Un recente studio rivela che a livello genetico stiamo ancora evolvendo. Un gruppo di Ricercatori, coordinato dalla genetista irlandese e Professoressa nel Molecular Evolution Laboratory dello Smurfit Institute of Genetics, la Dott.sa Aoife McLysaght e dal ricercatore e bioinformatico greco, Nikolaos Vakirlis, hanno infatti confermato di aver trovato 155 “nuovi” geni all’interno del nostro DNA.

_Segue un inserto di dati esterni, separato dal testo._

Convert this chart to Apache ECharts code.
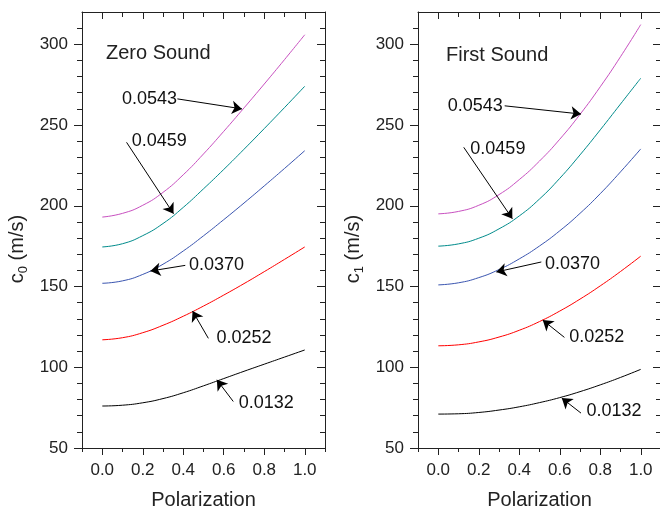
<!DOCTYPE html>
<html>
<head>
<meta charset="utf-8">
<script src="https://cdn.jsdelivr.net/npm/echarts@6/dist/echarts.min.js"></script>
<style>html,body{margin:0;padding:0;background:#fff;}#c{width:660px;height:509px;}</style>
</head>
<body>
<div id="c"></div>
<script>
// ---- data ----
const polarization = [0, 0.1, 0.2, 0.3, 0.4, 0.5, 0.6, 0.7, 0.8, 0.9, 1.0];
const curveNames = ['0.0543', '0.0459', '0.0370', '0.0252', '0.0132'];

// Zero sound c0 (m/s)
const zero0543 = [193, 195.3, 200.3, 208.3, 219.2, 232.1, 246.1, 260.6, 275.4, 290.5, 305.9];
const zero0459 = [174.5, 176.5, 181.5, 189, 199, 210.5, 222.5, 235, 247.8, 260.8, 274];
const zero0370 = [152, 153.5, 157.5, 163.8, 172, 181.4, 191.4, 201.7, 212.3, 223.1, 234.1];
const zero0252 = [117, 118.3, 121.4, 126, 131.6, 137.9, 144.7, 151.8, 159.2, 166.8, 174.5];
const zero0132 = [76, 76.5, 78, 80.6, 84.2, 88.5, 93, 97.5, 101.9, 106.3, 110.7];

// First sound c1 (m/s)
const first0543 = [195, 196.5, 200.3, 206.9, 216.2, 227.7, 241.2, 256.6, 273.7, 292.3, 312.2];
const first0459 = [175, 176.4, 179.9, 185.7, 193.7, 204.2, 217, 231.5, 247, 263, 279];
const first0370 = [151, 152.3, 155.5, 160.5, 167.1, 175.1, 184.5, 195.3, 207.5, 221, 235.2];
const first0252 = [113.3, 113.9, 115.7, 118.7, 122.9, 128.3, 134.8, 142.2, 150.4, 159.3, 168.8];
const first0132 = [71, 71.2, 72, 73.5, 75.5, 78.1, 81.2, 84.9, 89.1, 93.7, 98.7];

// tick labels
const xTickLabels = [0, 0.2, 0.4, 0.6, 0.8, 1.0];
const xMinorTicks = [-0.1, 0.1, 0.3, 0.5, 0.7, 0.9, 1.1];
const yTickLabels = [50, 100, 150, 200, 250, 300];
const yMinorTicks = [60, 70, 80, 90, 110, 120, 130, 140, 160, 170, 180, 190, 210, 220, 230, 240, 260, 270, 280, 290, 310];

// annotations (data coordinates): label position, arrow tail, arrow tip
const zeroLabelPos = [[0.095, 266.2], [0.143, 240.3], [0.426, 163.1], [0.562, 117.9], [0.672, 77.8]];
const zeroArrowTail = [[0.371, 266.2], [0.12, 239.3], [0.41, 163.1], [0.524, 117.9], [0.647, 78.8]];
const zeroArrowTip = [[0.690, 260], [0.352, 195.1], [0.238, 159.6], [0.446, 134.8], [0.566, 92.2]];

const firstLabelPos = [[0.044, 261.9], [0.156, 235.2], [0.525, 164.2], [0.644, 118.5], [0.730, 72.6]];
const firstArrowTail = [[0.328, 261.9], [0.126, 236.2], [0.509, 165.2], [0.623, 118.5], [0.705, 71.6]];
const firstArrowTip = [[0.705, 256.8], [0.366, 192], [0.287, 159], [0.516, 129.2], [0.61, 80.9]];

const colors = ['#C850C0', '#008B8B', '#3A55B0', '#FF0000', '#000000'];

// ---- chart ----
const FONT = '"Liberation Sans", Arial, sans-serif';
const AX = '#222';
const chart = echarts.init(document.getElementById('c'), null, {renderer: 'canvas'});

const grids = [
  {left: 82, top: 12, width: 243, height: 436, outerBoundsMode: 'none', containLabel: false},
  {left: 418, top: 12, width: 243, height: 436, outerBoundsMode: 'none', containLabel: false}
];

function xAxesFor(g) {
  const base = {gridIndex: g, type: 'value', min: -0.1, max: 1.1, splitLine: {show: false}};
  const line = {show: true, onZero: false, lineStyle: {color: AX, width: 1}};
  return [
    Object.assign({}, base, {position: 'bottom', axisLine: line,
      axisTick: {show: true, customValues: xTickLabels, length: 7, lineStyle: {color: AX}},
      axisLabel: {show: true, customValues: xTickLabels, formatter: v => Number(v).toFixed(1),
        fontSize: 17, color: AX, fontFamily: FONT, margin: 14},
      name: 'Polarization', nameLocation: 'middle', nameGap: 42,
      nameTextStyle: {fontSize: 20, color: AX, fontFamily: FONT}}),
    Object.assign({}, base, {position: 'bottom', axisLine: {show: false, onZero: false},
      axisTick: {show: true, customValues: xMinorTicks, length: 4, lineStyle: {color: AX}},
      axisLabel: {show: false}}),
    Object.assign({}, base, {position: 'top', axisLine: line,
      axisTick: {show: true, inside: true, customValues: xTickLabels, length: 7, lineStyle: {color: AX}},
      axisLabel: {show: false}}),
    Object.assign({}, base, {position: 'top', axisLine: {show: false, onZero: false},
      axisTick: {show: true, inside: true, customValues: xMinorTicks, length: 5, lineStyle: {color: AX}},
      axisLabel: {show: false}})
  ];
}

function yAxesFor(g, sub) {
  const base = {gridIndex: g, type: 'value', min: 50, max: 320, splitLine: {show: false}};
  const line = {show: true, onZero: false, lineStyle: {color: AX, width: 1}};
  return [
    Object.assign({}, base, {position: 'left', axisLine: line,
      axisTick: {show: true, customValues: yTickLabels, length: 8, lineStyle: {color: AX}},
      axisLabel: {show: true, customValues: yTickLabels, fontSize: 17, color: AX, fontFamily: FONT, margin: 14},
      name: '{n|c}{s|' + sub + '}{n| (m/s)}', nameLocation: 'middle', nameGap: 52,
      nameTextStyle: {color: AX, fontFamily: FONT, fontSize: 20, padding: [0, 38, 0, 0],
        rich: {n: {fontSize: 20, fontFamily: FONT, color: AX, lineHeight: 26, verticalAlign: 'middle'},
               s: {fontSize: 13, fontFamily: FONT, color: AX, lineHeight: 26, verticalAlign: 'bottom'}}}}),
    Object.assign({}, base, {position: 'left', axisLine: {show: false, onZero: false},
      axisTick: {show: true, customValues: yMinorTicks, length: 5, lineStyle: {color: AX}},
      axisLabel: {show: false}}),
    Object.assign({}, base, {position: 'right', axisLine: line,
      axisTick: {show: true, inside: true, customValues: yTickLabels, length: 8, lineStyle: {color: AX}},
      axisLabel: {show: false}}),
    Object.assign({}, base, {position: 'right', axisLine: {show: false, onZero: false},
      axisTick: {show: true, inside: true, customValues: yMinorTicks, length: 5, lineStyle: {color: AX}},
      axisLabel: {show: false}})
  ];
}

function curveSeries(arr, idx, axisBase) {
  return {
    type: 'line', xAxisIndex: axisBase, yAxisIndex: axisBase,
    data: polarization.map((p, i) => [p, arr[i]]),
    smooth: 0.5, showSymbol: false, symbol: 'none',
    lineStyle: {color: colors[idx], width: 1}, silent: true
  };
}

function annotationSeries(labelPos, tails, tips, axisBase) {
  return {
    type: 'scatter', xAxisIndex: axisBase, yAxisIndex: axisBase,
    symbolSize: 1, itemStyle: {color: 'rgba(255,255,255,0)'}, silent: true,
    data: curveNames.map((n, i) => ({name: n, value: labelPos[i]})),
    label: {show: true, position: 'right', distance: 0, formatter: '{b}',
      fontSize: 18, color: '#111', fontFamily: FONT, textBorderWidth: 0, opacity: 1},
    markLine: {
      silent: true, animation: false, symbol: ['none', 'arrow'], symbolSize: 10,
      lineStyle: {color: '#000', width: 1, type: 'solid'}, label: {show: false},
      emphasis: {disabled: true},
      data: tails.map((t, i) => [{coord: t}, {coord: tips[i]}])
    }
  };
}

const zeroCurves = [zero0543, zero0459, zero0370, zero0252, zero0132];
const firstCurves = [first0543, first0459, first0370, first0252, first0132];

const series = [];
zeroCurves.forEach((c, i) => series.push(curveSeries(c, i, 0)));
series.push(annotationSeries(zeroLabelPos, zeroArrowTail, zeroArrowTip, 0));
firstCurves.forEach((c, i) => series.push(curveSeries(c, i, 4)));
series.push(annotationSeries(firstLabelPos, firstArrowTail, firstArrowTip, 4));

chart.setOption({
  animation: false,
  backgroundColor: '#fff',
  textStyle: {fontFamily: FONT},
  title: [
    {text: 'Zero Sound', left: 106, top: 43, padding: 0,
      textStyle: {fontSize: 20, fontWeight: 'normal', color: AX, fontFamily: FONT}},
    {text: 'First Sound', left: 446, top: 45, padding: 0,
      textStyle: {fontSize: 20, fontWeight: 'normal', color: AX, fontFamily: FONT}}
  ],
  grid: grids,
  xAxis: xAxesFor(0).concat(xAxesFor(1)),
  yAxis: yAxesFor(0, '0').concat(yAxesFor(1, '1')),
  series: series
});
</script>
</body>
</html>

Per comprendere questa affermazione dobbiamo partire dal genoma umano, ossia la sequenza completa di nucleotidi che compone il patrimonio genetico dell’Homo sapiens, che include il DNA nucleare e il DNA mitocondriale, tanto enorme quanto complesso ed il cosiddetto “DNA spazzatura”, cioè quella frazione di DNA che sembrava non codificare nulla di importante poiché non contenente le istruzioni di cui il nostro organismo ha bisogno per costruire molecole funzionali. Al contrario ad oggi la ricerca suggerisce che il “DNA spazzatura” non sia in realtà inutile, ma anzi che si tratti di un tesoro che ha dato origine a centinaia di piccoli geni essenziali, che codificano microproteine nel nostro genoma.
Ed è proprio da qui che i ricercatori del Centro di Ricerca sulle Scienze Biomediche (BSRC Flemming) in Grecia e del Trinity College di Dublino in Irlanda, analizzando queste microscopiche sezioni non codificanti del DNA hanno infatti identificato 155 geni nel genoma umano che, curiosamente, sembrano emersi da zero.
Si tratta di un risultato sorprendente perché se è vero che esistono diversi modi per far nascere i nostri nuovi geni, in genere tramite duplicazione, cioè partendo da repliche di geni preesistenti che evolvono funzioni diverse nel tempo, questi 155 geni sono apparsi de novo e potrebbero svolgere compiti di vitale importanza per l’uomo e la sua evoluzione. Questi “nuovi” geni sono risalenti alla scissione tra uomo e scimpanzé, e dimostrano come gli esseri umani abbiano continuato a evolversi e a sviluppare nuovi geni funzionali nel corso degli anni, ma, a differenza delle loro controparti, questi geni appena scoperti non hanno antenati e risultano generati completamente da zero nel corso dell’evoluzione.
Non sappiamo molto sulle funzioni di questi 155 geni ma secondo i ricercatori, quarantaquattro di questi sono associati a difetti di crescita nelle colture cellulari mentre altri tre di questi hanno marcatori del DNA associati a malattie che hanno legami con disturbi come la distrofia muscolare, la retinite pigmentosa e la sindrome di Alazami. Inoltre, gli scienziati hanno trovato un nuovo gene associato al tessuto cardiaco umano. Questo gene in particolare sarebbe emerso rapidamente negli esseri umani e negli scimpanzé dopo la loro divergenza dai gorilla e ciò potrebbe rappresentare un esempio di come un gene possa evolversi rapidamente e diventare molto importante per l’organismo.
Secondo N. Vakirlis:“Sarà molto interessante, negli studi futuri, capire cosa potrebbero fare questi microgeni e se potrebbero essere direttamente coinvolti in qualche tipo di malattia” e la collega A. McLysaght è dello stesso parere, ritiene che un giorno questi geni saranno al centro degli studi genetici: “Questi geni sono comodi da ignorare perché sono così difficili da studiare, ma credo che verrà sempre più riconosciuto che devono essere esaminati e considerati…Se abbiamo ragione su ciò che pensiamo di avere qui, ci sono molte altre cose funzionalmente rilevanti nascoste nel genoma umano”. In definitiva, secondo gli autori dello studio De novo birth of functional microproteins in the human lineage: Cell Reports, scoprire le funzioni di tutti questi “nuovi” geni ci aiuterà a capire cos’altro nasconde il genoma umano.
Pur essendo estremamente complessa, la ricerca genetica si rivela sempre più importante quando si cerca di conoscere la storia umana e per salvaguardare la salute generale, determinando i trattamenti per particolari malattie.